You can get the red light of death if there is a branch of your code that takes too long to execute. You can also get it if you are stomping on memory (for example if you keep writing past the end of an array). You can also get it if you generate too many interrupts, take too long to process them, or forget to clear them. If you have too many printfs (writing to the serial port is slow) you can also cause one.
There’s probably a lot of other things that can cause it, but those are things to look at.
One last thing to do is check the battery voltage on the OI display before and after the red light of death. There is one (supposedly fixed) bug that causes the battery voltage to display 8.2 or 8.3.
1075 has also experienced a RLOD if you have the motor outputs of a victor shorted (by accident) and activate some code that should run that victor.
Another possible cause.
Running interrupts? If the proper context isn’t saved then it will run almost all the time without a problem until the particular context that isn’t saved happens to be in use in user code when an interrupt happens.
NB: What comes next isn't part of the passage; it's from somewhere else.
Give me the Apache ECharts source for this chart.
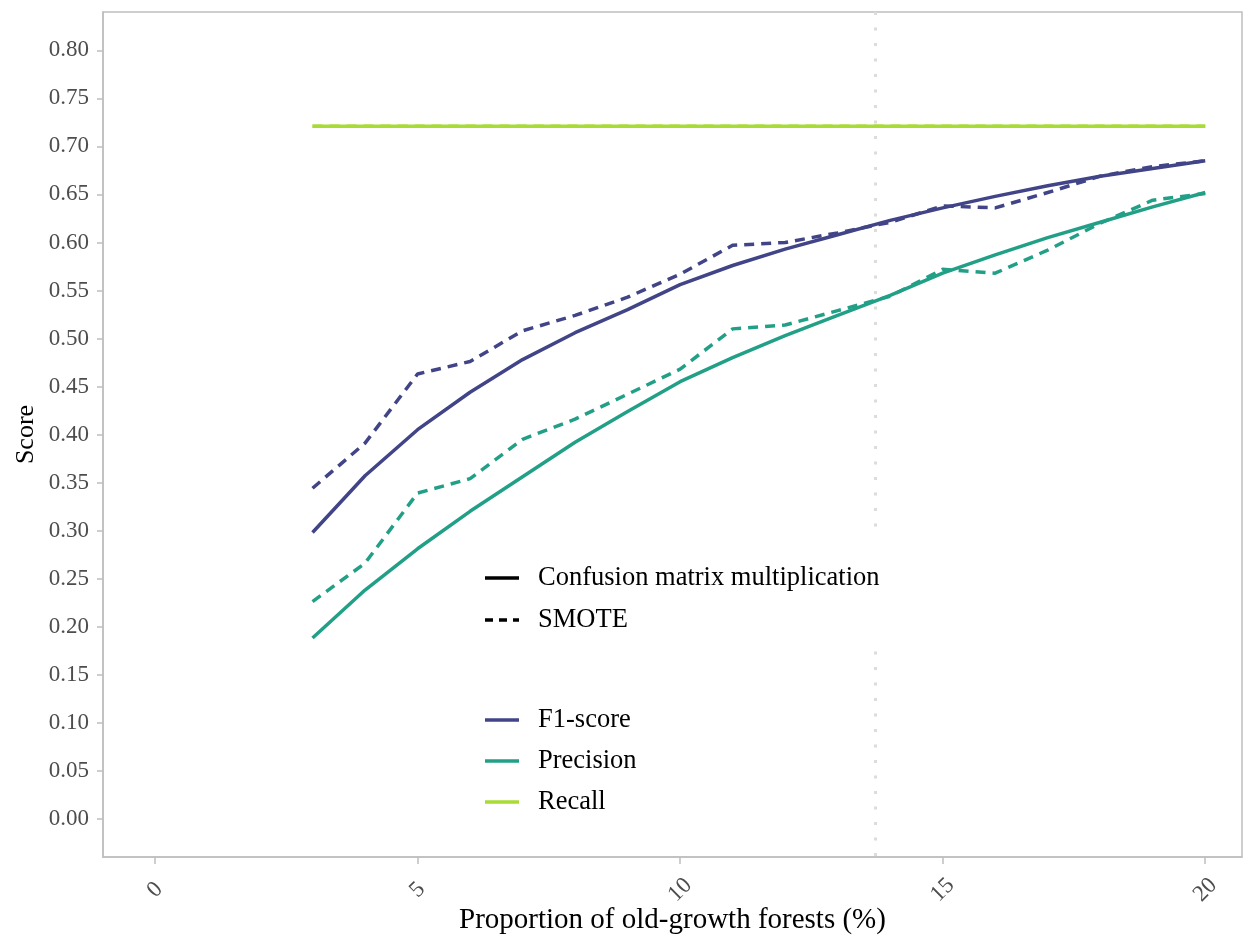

The longer the code runs, the more chances you’ll finally hit the timing needed to make this happen.
For example, PCLAT isn’t saved but a computed function call is executed in the interrupt routine which uses the PCLAT AND the interrupt happened to catch the user code doing the same thing and it was partially through loading the registers (for example PCLATH loaded but not PCLAT)… upon returning the user code finishes the computed call and vectors off in some random program memory because the data in PCLAT is left over from the interrupt routine and not what the user code had loaded.
Similar issues can exist with any of the other compiler managed resources.
The easiest way to test this is to load up the save= list will ALL compiler managed resources and see if the code can run longer idling without RLOD.
save=PROD,TBLPTR,TABLAT, PCLATH,PCLATU,section(".tmpdata"),section("MATH_DATA")
I think that covers them all.
That should cause a voltage drop (brown-out) processor reset. The victor is trying to tie the battery + and - together through a low resistance connection. ouch. Did you lose the victor?
I’ve seen this happen to a team that was pushing the limit on fitting their processing within the duration of the 26ms of the slow loop.
They were dropping every other radio packet which wasn’t quite enough to fail, but eventually if they ran for a long enough period of time they finally dropped several packets in a row triggering the RLOD.
If it’s that it’s pretty obvious if you time the duration of your loop.
We got an error very similar to yours by misusing the serial drivers. You sure nothing like that is happening?
Nope, didn’t lose the victor… I don’t even think we blew a breaker… it was weird.